2020年4月に群馬県高崎市の土屋翔雅(しゅうが)ちゃん(当時4歳)が預け先の夫婦の自宅アパートで死亡した事件で、傷害と傷害致死の罪に問われた無職、高原一貴被告(30)は3日、前橋地裁(橋本健裁判長)で開かれた裁判員裁判の初公判で「(傷害致死について)自分はしていない」と起訴内容の一部を否認した。傷害罪は認めた。【日向梓】
検察側は冒頭陳述で、高原被告は妻の千夏被告=同罪などで起訴=と結婚した後も翔雅ちゃんの母親と交際を続け、母親から受け取る現金で生活していたと指摘。母親が仕事で県外に行った20年3月10日から夫婦で世話をするとして翔雅ちゃんを預かったが、実際には食事も十分に与えず、洗濯や入浴、おむつ交換も不十分のままだったとし、夫婦は継続的に翔雅ちゃんを暴行したと訴えた。翔雅ちゃんの全身には73のあざがあったことも明らかにした。
弁護側は傷害致死罪について「高原被告は暴行を加えておらず、妻の千夏被告と共謀もしていない」と主張。
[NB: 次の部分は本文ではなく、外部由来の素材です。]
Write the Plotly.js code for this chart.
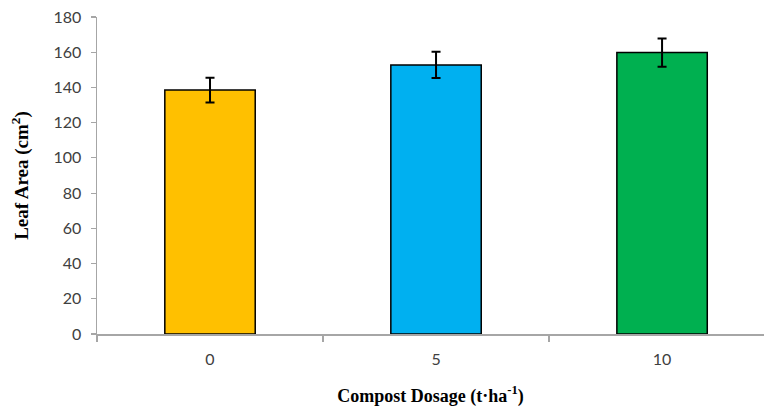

高原被告が捜査段階で容疑を認めたのは、県警の過酷な取り調べから逃れ、千夏被告をかばいたいという気持ちからだったとした。さらに前橋地検が両被告について21年3月31日付で一度は不起訴処分としたことに触れ、「供述の信用性を慎重に検討する必要がある」と争う姿勢を見せた。
起訴状によると、高原被告は20年3月20日ごろ、高崎市の自宅アパートで翔雅ちゃんの右顔面を殴ってけがをさせた。また4月22日、千夏被告と共謀し翔雅ちゃんの頭や腹に暴行を加え、翌23日に外傷性ショックで死亡させたとしている。